Liverpool's summer recruitment drive is likely to centre on the restructuring of their defence, having added impressively and consistently to their attacking qualities since manager Brendan Rodgers arrived close to two years ago.
It is possible that Rodgers will look to bring in a number of players to feature across the back line over the summer, though the right-sided centre-back position appears to be the role that needs attention both for the coming season and those beyond, in finding the ideal partner for Mamadou Sakho over the longer term.
Caulker joined Cardiff last summer for around £8 million after finding his first-team chances at Spurs limited. He has been a regular for the Welsh side this season, playing all 27 matches so far, but with his team struggling near the foot of the table, there is a good chance this could be their only season back in the top flight.
Should Cardiff go down, as an England international hopeful and a player who has proved his ability at the highest level, the 22-year-old is not likely to want to spend time in the Championship.
English players, of course, command a higher transfer fee in the market—whether this is because of paucity of options or over-stated ability is up for debate—but the truth is, he's pretty much the best of the available targets if any clubs are looking to sign home-grown players.
He might cost the same or more as Cardiff invested in him a year ago, but Caulker arguably has the potential to prove more than worth the price.
So how does he compare this season to other centre-backs, statistically speaking?
To compare Caulker's talents viably, a range of key defensive metrics can be measured against other centre-backs from the Premier League: Liverpool's two options in Martin Skrtel and Kolo Toure, an English defender in Gary Cahill playing for honours at the top of the Premier League and a lower-end of the table defender who is regularly lauded as "good enough" for better clubs, Ryan Shawcross.
Pass completion statistics show an obvious trend: Those at the better clubs have a higher completion rate, doubtless as a result of making more recycling passes with their teams having more of the ball. Caulker and Shawcross complete 74 and 75 percent respectively, Toure 86, Cahill 87 and Skrtel 91 percent.
Tackles and clearances are measured on a per-90-minutes basis to normalise across different numbers of appearances, while aerial duels won are as a percentage.

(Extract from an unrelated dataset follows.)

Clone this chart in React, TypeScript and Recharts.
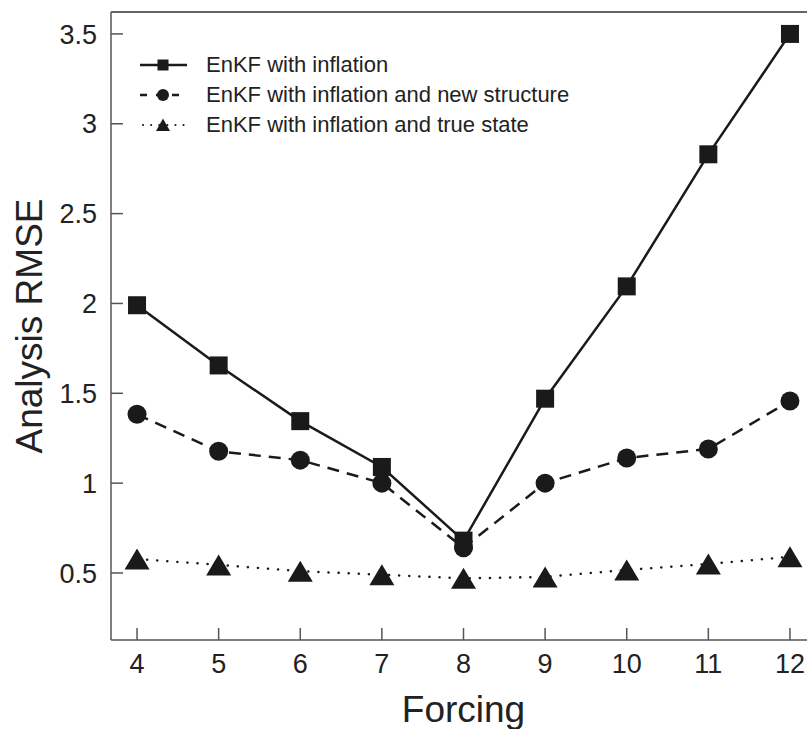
import React from 'react';
import { LineChart, Line, XAxis, YAxis, Legend, ReferenceLine } from 'recharts';

const forcing = [4, 5, 6, 7, 8, 9, 10, 11, 12];
const enkfInflation = [1.99, 1.655, 1.345, 1.09, 0.68, 1.47, 2.095, 2.83, 3.5];
const enkfNewStructure = [1.383, 1.177, 1.128, 1.0, 0.64, 1.0, 1.14, 1.19, 1.457];
const enkfTrueState = [0.578, 0.545, 0.51, 0.49, 0.47, 0.478, 0.517, 0.55, 0.59];
const xTicks = [4, 5, 6, 7, 8, 9, 10, 11, 12];
const yTicks = [0.5, 1, 1.5, 2, 2.5, 3, 3.5];
const seriesNames = [
  'EnKF with inflation',
  'EnKF with inflation and new structure',
  'EnKF with inflation and true state',
];
const xDomain = [3.681, 12.319];
const yDomain = [0.127, 3.622];

const data = forcing.map((f, i) => ({
  f,
  a: enkfInflation[i],
  b: enkfNewStructure[i],
  c: enkfTrueState[i],
}));

const INK = '#1a1a1a';
const FONT = '"Liberation Sans", Arial, Helvetica, sans-serif';

const SquareDot = (props: any) => {
  const { cx, cy, index } = props;
  if (cx == null || cy == null) return <g key={index} />;
  return <rect key={index} x={cx - 9} y={cy - 9} width={18} height={18} fill={INK} />;
};
const CircleDot = (props: any) => {
  const { cx, cy, index } = props;
  if (cx == null || cy == null) return <g key={index} />;
  return <circle key={index} cx={cx} cy={cy} r={9.5} fill={INK} />;
};
const TriangleDot = (props: any) => {
  const { cx, cy, index } = props;
  if (cx == null || cy == null) return <g key={index} />;
  return (
    <polygon
      key={index}
      points={`${cx - 12.5},${cy + 10.5} ${cx + 12.5},${cy + 10.5} ${cx},${cy - 10.5}`}
      fill={INK}
    />
  );
};

const LegendContent = () => {
  const rows = [
    { name: seriesNames[0], dash: undefined, cap: 'butt', marker: 'square' },
    { name: seriesNames[1], dash: '7 9', cap: 'butt', marker: 'circle' },
    { name: seriesNames[2], dash: '0.1 8', cap: 'round', marker: 'triangle' },
  ];
  return (
    <div style={{ fontFamily: FONT, fontSize: 22, color: '#222' }}>
      {rows.map((r, i) => (
        <div key={i} style={{ display: 'flex', alignItems: 'center', height: 30 }}>
          <svg width={66} height={30} style={{ display: 'block' }}>
            <line
              x1={r.marker === 'triangle' ? 3 : 0}
              y1={15}
              x2={47}
              y2={15}
              stroke={INK}
              strokeWidth={r.marker === 'triangle' ? 2 : 2.5}
              strokeDasharray={r.dash}
              strokeLinecap={r.cap as any}
            />
            {r.marker === 'square' && <rect x={17.5} y={9.5} width={11} height={11} fill={INK} />}
            {r.marker === 'circle' && <circle cx={23} cy={15} r={6} fill={INK} />}
            {r.marker === 'triangle' && (
              <polygon points="16,21 30,21 23,8.5" fill={INK} />
            )}
          </svg>
          <span style={{ whiteSpace: 'nowrap', lineHeight: '30px' }}>{r.name}</span>
        </div>
      ))}
    </div>
  );
};

const tickStyle = { fill: '#222', fontSize: 27, fontFamily: FONT };

export default function App() {
  return (
    <div
      style={{
        position: 'absolute',
        left: 0,
        top: 0,
        width: 807,
        height: 729,
        overflow: 'hidden',
        background: '#fff',
      }}
    >
      <LineChart
        width={830}
        height={729}
        data={data}
        margin={{ top: 12, right: 14, bottom: 0, left: 0 }}
      >
        <XAxis
          dataKey="f"
          type="number"
          domain={xDomain}
          ticks={xTicks}
          allowDataOverflow
          height={89}
          tickSize={-12}
          tickMargin={26}
          tick={tickStyle}
          axisLine={{ stroke: '#555', strokeWidth: 1.5 }}
          tickLine={{ stroke: '#555', strokeWidth: 1.5 }}
          label={{
            content: (p: any) => {
              const vb = p.viewBox || {};
              return (
                <text
                  x={vb.x + vb.width / 2}
                  y={vb.y + 82}
                  textAnchor="middle"
                  fontSize={37}
                  fontFamily={FONT}
                  fill="#222"
                >
                  Forcing
                </text>
              );
            },
          }}
        />
        <YAxis
          type="number"
          domain={yDomain}
          ticks={yTicks}
          allowDataOverflow
          width={111}
          tickSize={-12}
          tickMargin={26}
          tick={tickStyle}
          axisLine={{ stroke: '#555', strokeWidth: 1.5 }}
          tickLine={{ stroke: '#555', strokeWidth: 1.5 }}
          label={{
            content: (p: any) => {
              const vb = p.viewBox || {};
              const cx = vb.x + 42;
              const cy = vb.y + vb.height / 2;
              return (
                <text
                  x={cx}
                  y={cy}
                  transform={`rotate(-90 ${cx} ${cy})`}
                  textAnchor="middle"
                  fontSize={37}
                  fontFamily={FONT}
                  fill="#222"
                >
                  Analysis RMSE
                </text>
              );
            },
          }}
        />
        <ReferenceLine y={yDomain[1]} stroke="#333" strokeWidth={1.5} />
        <Legend
          layout="vertical"
          align="center"
          verticalAlign="middle"
          content={<LegendContent />}
          wrapperStyle={{ position: 'absolute', left: 140, top: 50, width: 500, height: 90 }}
        />
        <Line
          dataKey="c"
          stroke={INK}
          strokeWidth={2.5}
          strokeDasharray="0.1 10"
          strokeLinecap="round"
          dot={<TriangleDot />}
          isAnimationActive={false}
        />
        <Line
          dataKey="b"
          stroke={INK}
          strokeWidth={2.5}
          strokeDasharray="12 8"
          dot={<CircleDot />}
          isAnimationActive={false}
        />
        <Line
          dataKey="a"
          stroke={INK}
          strokeWidth={2.5}
          dot={<SquareDot />}
          isAnimationActive={false}
        />
      </LineChart>
    </div>
  );
}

The figures show that although Caulker does not reign supreme in any one area, he does score well throughout the preferred areas rather than being reliant on one area of his game.
One potential area of concern may be his headed duels win percentage; though he would fit in well at Anfield if he maintained his close-to-4.00 headers won per game, his actual win percentage is only 60 percent, lower than Skrtel's 67 percent and perhaps a good 10 percent lower than Liverpool need a new, dominant centre-back to be.
The only Premier League defender to win more aerial duels than Steven Caulker this season (104) is Hull's Curtis Davies (106).— Squawka Football (@Squawka) February 27, 2014
However, Caulker has been extremely reliable in his all-round game for Cardiff and can count pace and upper-body strengths as facets of his game, both of which would benefit Liverpool's defence as a whole.
One final impressive statistic that favours Caulker: He has not made a single defensive error in league play this season.
Of the others, only title-chasing Cahill can match that. Liverpool's pairing of Skrtel and Toure have made three each, while Shawcross has made an eye-watering five—leading to two goals against Stoke.
Do Liverpool go English?
It shouldn't matter, but it ultimately does; European squad quotas and the Premier League demand that clubs register a number of home-grown players. The likes of Andre Wisdom and Martin Kelly may boost Liverpool's tally next season, though it is possible that a departure for Glen Johnson could reduce it.
This will be far from the primary concern of Rodgers and the transfer committee, but if they think Caulker can partner Sakho for half a dozen or more years, it's a good bonus to have in place.
The final months of this season might tell watchers an awful lot more about Caulker's mentality, reliability under pressure and ability to stand firm against ceaseless attacks when it matters most, as he tries to help Cardiff beat the drop over the final 10 or 11 games.
If he doesn't achieve that, it could be open season on Cardiff's best players, of whom Caulker is certainly one.